Classes I Have Taught
Nature Writing; MFA Fiction Workshop; Creative Writing (introductory three-genre class), Fiction Writing (junior and senior level); Poetry Writing (junior level); Contemporary Literature (sr level, all genres); Contemporary Fiction (sr level); Bad Girls: Literary Representations Across Cultures; Studies in Fiction: Magical Realism; Studies in Nonfiction; Business Writing; Technical Writing; Major World Writers; American Literature; Women Writers; Women and Creativity; First-Year Composition; Introduction to Literature; Writing and Editing for Publication; layout/design for student literary magazine (Manastash)
Teaching Philosophy
Only connect. – E.M. Forster, epigraph to Howard’s End
I want my students to find personal connections to the subject matter, reasons to care about it, and ways to apply what they’re learning to their lives and their relationships. I also need to help them learn skills that will lead to their success in academia and in the workplace: how to handle language with accuracy and subtlety, how to read with care and precision. More important, however, fortified with such skills, I hope they’ll venture forth to become better citizens, neighbors, and friends. To such ends, in the classroom, I apply the following principles:
· Foster personal and interdisciplinary connections. By using service-learning in my classes, I have encouraged students to explore how course content relates to the community and how writing itself can be used to promote and explore relationships with others. In my fiction-writing class, we talk about how stories both reflect and create community mythologies. Because of my education and teaching experience in Fisheries, Earth Sustainability, and Women’s Studies, I bring a uniquely broad perspective from science and the humanities into my class discussions.
· Offer freedom of choice. Being able to choose among assignments empowers students. Thus, I always offer more than one essay topic, and in my creative writing classes, students may write stories in any genre exploring any set of characters and themes.

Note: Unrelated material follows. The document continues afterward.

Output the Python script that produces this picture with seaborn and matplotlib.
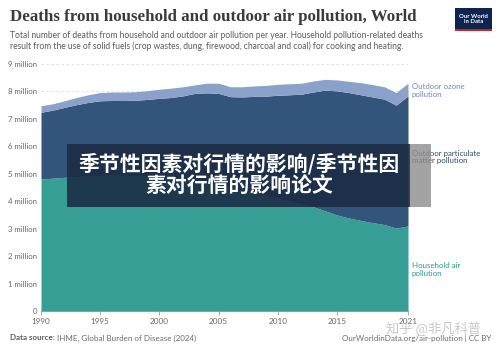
import matplotlib
matplotlib.use("Agg")
import matplotlib.pyplot as plt
import seaborn as sns
import numpy as np
import pandas as pd
from matplotlib.patches import Rectangle

years = list(range(1990, 2022))
household = [4.81, 4.84, 4.87, 4.90, 4.92, 4.94, 4.95, 4.94, 4.93, 4.91, 4.88, 4.84,
             4.80, 4.75, 4.68, 4.60, 4.50, 4.40, 4.30, 4.20, 4.10, 4.00, 3.90, 3.80,
             3.65, 3.50, 3.39, 3.30, 3.22, 3.15, 3.02, 3.10]
particulate = [2.43, 2.48, 2.55, 2.62, 2.68, 2.72, 2.72, 2.73, 2.75, 2.80, 2.87, 2.94,
               3.04, 3.18, 3.27, 3.33, 3.31, 3.40, 3.52, 3.63, 3.76, 3.88, 4.00, 4.18,
               4.40, 4.52, 4.57, 4.58, 4.58, 4.57, 4.48, 4.74]
ozone = [0.24, 0.23, 0.24, 0.26, 0.28, 0.30, 0.31, 0.31, 0.31, 0.32, 0.33, 0.34,
         0.33, 0.31, 0.35, 0.37, 0.36, 0.37, 0.38, 0.39, 0.40, 0.40, 0.40, 0.40,
         0.39, 0.40, 0.41, 0.44, 0.45, 0.45, 0.46, 0.46]
series_names = ["Household air\npollution", "Outdoor particulate\nmatter pollution", "Outdoor ozone\npollution"]
y_ticks = [0, 1, 2, 3, 4, 5, 6, 7, 8, 9]
y_tick_labels = ["0", "1 million", "2 million", "3 million", "4 million", "5 million",
                 "6 million", "7 million", "8 million", "9 million"]
x_ticks = [1990, 1995, 2000, 2005, 2010, 2015, 2021]

title = "Deaths from household and outdoor air pollution, World"
subtitle = ("Total number of deaths from household and outdoor air pollution per year. Household pollution-related deaths\n"
            "result from the use of solid fuels (crop wastes, dung, firewood, charcoal and coal) for cooking and heating.")
overlay_text = "季节性因素对行情的影响/季节性因\n素对行情的影响论文"
source_bold = "Data source:"
source_rest = " IHME, Global Burden of Disease (2024)"
footer_right = "OurWorldinData.org/air-pollution | CC BY"
watermark = "知乎 @非凡科普"

colors = ["#369e95", "#34557b", "#8aa1ca"]
label_colors = ["#2e9a8f", "#2f4a6d", "#6f88bd"]

df = pd.DataFrame({"year": years, "household": household,
                   "particulate": particulate, "ozone": ozone})

sns.set_theme(style="white")
plt.rcParams["font.family"] = ["Lato", "DejaVu Sans"]

W, H = 500, 352
fig = plt.figure(figsize=(5, 3.52), dpi=100)
ax = fig.add_axes([41 / W, 1 - 311 / H, (408 - 41) / W, (311 - 64) / H])

ax.stackplot(df["year"], df["household"], df["particulate"], df["ozone"],
             colors=colors, linewidth=0, zorder=2)
ax.set_xlim(1990, 2021)
ax.set_ylim(0, 9)
ax.set_yticks(y_ticks)
ax.set_yticklabels(y_tick_labels)
ax.set_xticks(x_ticks)
ax.set_xticklabels([str(x) for x in x_ticks])
ax.tick_params(axis="y", length=0, labelsize=5.6, labelcolor="#666666", pad=3)
ax.tick_params(axis="x", length=3, width=0.6, color="#999999", labelsize=5.9,
               labelcolor="#666666", pad=2, bottom=True)
for lab in ax.get_yticklabels():
    lab.set_horizontalalignment("right")
for yv in y_ticks[1:]:
    ax.axhline(yv, color="#dddddd", lw=0.6, ls=(0, (3, 3)), zorder=1)
for s in ["top", "right", "left"]:
    ax.spines[s].set_visible(False)
ax.spines["bottom"].set_color("#999999")
ax.spines["bottom"].set_linewidth(0.7)
ax.set_xlabel("")
ax.set_ylabel("")

# right side labels
lab_y = [(265 + 274) / 2, (152 + 162) / 2, (86 + 95) / 2]
for name, c, py in zip(series_names, label_colors, lab_y):
    fig.text(412 / W, 1 - py / H, name, color=c, fontsize=5.7, va="center", ha="left",
             linespacing=1.1)

# titles
fig.text(10 / W, 1 - 17 / H, title, fontsize=12.2, fontweight="bold",
         family=["Liberation Serif", "DejaVu Serif"], color="#3a3a3a", va="center", ha="left")
fig.text(10 / W, 1 - 41 / H, subtitle, fontsize=6.15, color="#5b5b5b", va="center", ha="left",
         linespacing=1.25)

# logo
fig.patches.append(Rectangle((455 / W, 1 - 30 / H), 37 / W, 22 / H, transform=fig.transFigure,
                             facecolor="#0d2350", edgecolor="none"))
fig.patches.append(Rectangle((455 / W, 1 - 31 / H), 37 / W, 1.5 / H, transform=fig.transFigure,
                             facecolor="#ce261e", edgecolor="none"))
fig.text(473.5 / W, 1 - 19 / H, "Our World\nin Data", fontsize=4.3, fontweight="bold",
         color="white", ha="center", va="center", linespacing=1.0)

# footer
t1 = fig.text(10 / W, 1 - 338 / H, source_bold, fontsize=5.8, fontweight="bold",
              color="#5b5b5b", va="center", ha="left")
fig.canvas.draw()
bb = t1.get_window_extent()
fig.text(bb.x1 / fig.bbox.width, 1 - 338 / H, source_rest, fontsize=5.8,
         color="#6b6b6b", va="center", ha="left")
fig.text(491 / W, 1 - 338 / H, footer_right, fontsize=5.8, color="#6b6b6b",
         va="center", ha="right")
fig.text(434 / W, 1 - 329 / H, watermark, fontsize=9.5,
         family=["Noto Sans CJK SC", "DejaVu Sans"], color="#bbbbbb", alpha=0.8,
         va="center", ha="center")

# overlay banner
fig.patches.append(Rectangle((67 / W, 1 - 207 / H), (410 - 67) / W, 63 / H,
                             transform=fig.transFigure, facecolor="#1b2a44",
                             alpha=0.88, edgecolor="none", zorder=5))
fig.patches.append(Rectangle((410 / W, 1 - 207 / H), 21 / W, 63 / H,
                             transform=fig.transFigure, facecolor="#8c8c8c",
                             alpha=0.8, edgecolor="none", zorder=5))
fig.text(239 / W, 1 - 175 / H, overlay_text, fontsize=15, fontweight="bold",
         family=["Noto Sans CJK SC", "DejaVu Sans"], color="white",
         ha="center", va="center", linespacing=1.12, zorder=6)

fig.savefig("out.png", dpi=100)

· Provide real audiences for student writing. Too often, students writing for professors who are already experts in the field feel their work is purposeless. Why tell someone something he or she already knows? To avoid this problem, I sometimes assign writing for readers other than professors. In a women writers class, for instance, students were invited to write a letter from Harriet Jacobs (Incidents in the Life of a Slave Girl) to women living under the Taliban. Some of my creative writing students have put their work in class-created literary magazines on the Internet to broaden their readership.
· Keep learning active. When students hear themselves speak, see what they write, and listen to other students, they learn what they think. There are, of course, times when I lecture, but my lectures are usually brief. I prefer to introduce a concept and then let the students apply the new ideas. I then become their audience, as do their peers. Thus, fiction writers engage in workshop discussion of their stories and students in writing-intensive classes, trained to become their own best critics, do peer reviews. All these activities are carefully structured and closely monitored, since frequent, positive feedback is a must for effective learning.
· Maintain high expectations, but support each stage of development. Too often, we expect students to leap to the final stage of the assignment, that high platform, when we haven’t provided a ladder whereby they might simply take one step at a time. I try to sequence writing assignments, particularly for longer papers, to support the process by which student writers will make progress. At the same time, I expect the quality of products along the way to be high.
· Clearly articulate objectives and methods of assessment. On my syllabus, and on most of my writing assignments, I specify objectives and match up methods for assessment so the students will understand what it is they are supposed to be learning and how it will be measured.
· Provide timely and meaningful feedback for which the students are held responsible. I generally return papers within one week. I offer written commentary or require one-on-one conferences. Often, too, I provide opportunities for peer reviews and then give students an opportunity to revise. Otherwise, the commentary is useful only for justifying a grade. I want it, instead, to provide an opportunity for learning. To be sure students are attentive during the revision process, I ask them to highlight changes they’ve made on the final draft and to write a paragraph of self-assessment to be handed in with each final draft.
· Vary the methods of presentation to appeal to students with different learning styles. I use the traditional lecture with overheads or PowerPoints (depending on available technology), small group breakout sessions, whole class discussions, computer asynchronous chats and modules, lots and lots of writing, and occasional drawing sessions to help students learn. I especially enjoy opportunities for class field trips, because they so frequently build a sense of community.